Asked if he shared Ms Davidson’s concerns about LGBT rights being diluted, he replied: “No, I don’t see that [happening] at all. She’s perfectly fair to raise it. These issues are devolved, and if they were sorted in the UK Parliament they’d be free vote issues. I really don’t see them colouring the talks.”
The DUP has consistently blocked attempts to introduce gay marriage in Northern Ireland, despite a majority of assembly members supporting equal rights.
It had previously campaigned against the legalisation of gay sex as part of the Save Ulster from Sodomy movement.
The party was founded on evangelical Christian principles and has been denounced as homophobic by critics. One of its former MPs, Iris Robinson, the wife of former DUP leader and Northen Ireland First Minister, Peter Robinson, has described homosexuality as an “abomination”. Another MP, Ian Paisley Jr, whose father Ian founded the DUP, said he was “repulsed” by homosexual acts.

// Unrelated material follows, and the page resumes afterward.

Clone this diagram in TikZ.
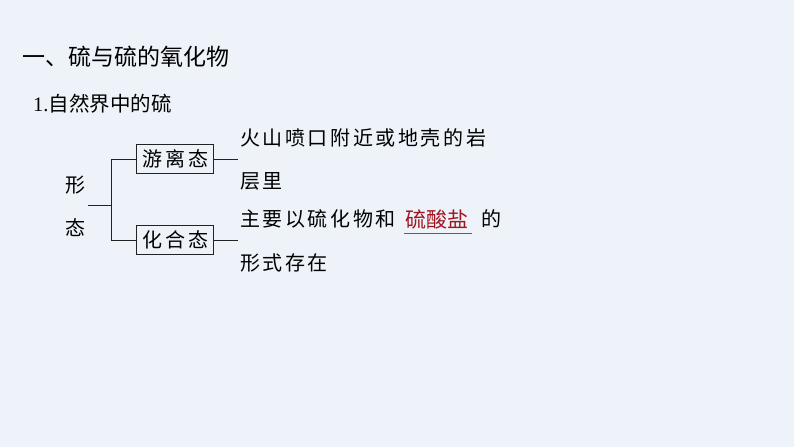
\documentclass[tikz,border=0pt]{standalone}
\usepackage{fontspec}
\setmainfont{Noto Sans CJK SC}
\newfontfamily\cjk{Noto Sans CJK SC}
\newfontfamily\cjkbody[LetterSpace=13]{Noto Sans CJK SC}
\newfontfamily\numfont{Liberation Serif}
\definecolor{bgcol}{HTML}{EEF3FA}
\definecolor{redtxt}{HTML}{A3141E}
\definecolor{linecol}{HTML}{222222}
\begin{document}
\begin{tikzpicture}[x=1pt,y=-1pt,
  txt/.style={anchor=west,inner sep=0pt,font=\cjkbody\fontsize{20}{20}\selectfont,text=black},
  boxnode/.style={draw=linecol,line width=0.8pt,minimum width=77pt,minimum height=29pt,inner sep=0pt,font=\cjkbody\fontsize{20}{20}\selectfont},
  conn/.style={draw=linecol,line width=0.8pt}]
\fill[bgcol] (0,0) rectangle (794,447);
\useasboundingbox (0,0) rectangle (794,447);
\node[anchor=west,inner sep=0pt,font=\cjk\fontsize{23}{23}\selectfont] (title) at (22,57) {一、硫与硫的氧化物};
\node[anchor=west,inner sep=0pt,font=\cjk\fontsize{20.5}{20.5}\selectfont] (sub) at (33,104) {{\numfont 1.}自然界中的硫};
\node[txt] (xing) at (65,185) {形};
\node[txt] (tai) at (65,228) {态};
\node[boxnode] (you) at (174.5,159) {\hspace*{2pt}游离态};
\node[boxnode] (hua) at (174.5,240) {\hspace*{2pt}化合态};
\coordinate (stub) at (88,205);
\coordinate (mid) at (111,205);
\coordinate (ytop) at (111,159);
\coordinate (ybot) at (111,240);
\coordinate (e1) at (238,159);
\coordinate (e2) at (238,240);
\draw[conn] (stub) -- (mid);
\draw[conn] (ytop) -- (ybot);
\draw[conn] (ytop) -- (you.west);
\draw[conn] (ybot) -- (hua.west);
\draw[conn] (you.east) -- (e1);
\draw[conn] (hua.east) -- (e2);
\node[txt] (l1) at (240,138) {火山喷口附近或地壳的岩};
\node[txt] (l2) at (240,181) {层里};
\node[txt] (l3) at (240,219) {主要以硫化物和};
\node[anchor=west,inner sep=0pt,font=\cjk\fontsize{21}{21}\selectfont,text=redtxt] (ans) at (405,219) {硫酸盐};
\coordinate (u1) at (404,233);
\coordinate (u2) at (472,233);
\draw[draw=redtxt!50!gray,line width=0.9pt] (u1) -- (u2);
\node[txt] (l3b) at (481,219) {的};
\node[txt] (l4) at (240,263) {形式存在};
\end{tikzpicture}
\end{document}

“I am pretty repulsed by gay and lesbianism", he said in 2007. “I think it is wrong. I think that those people harm themselves and – without caring about it – harm society. That doesn’t mean to say that I hate them. I mean, I hate what they do.”
A DUP councillor claimed in 2005 that Hurricane Katrina, which killed more than 1,500 people in the US, was God exacting revenge on the city of New Orleans for hosting a gay rights event.
DUP leader Arlene Foster has previously rejected claims that her party is homophobic and said critics do not understand her party’s motivations.
“They are wrong and they need to understand why we take those positions from a faith point of view and why we want to protect the definition of marriage,” she said.
“I could not care less what people get up to in terms of their sexuality, that’s not a matter for me: when it becomes a matter for me is when people try to redefine marriage.”
The Conservative Party has been contacted for comment.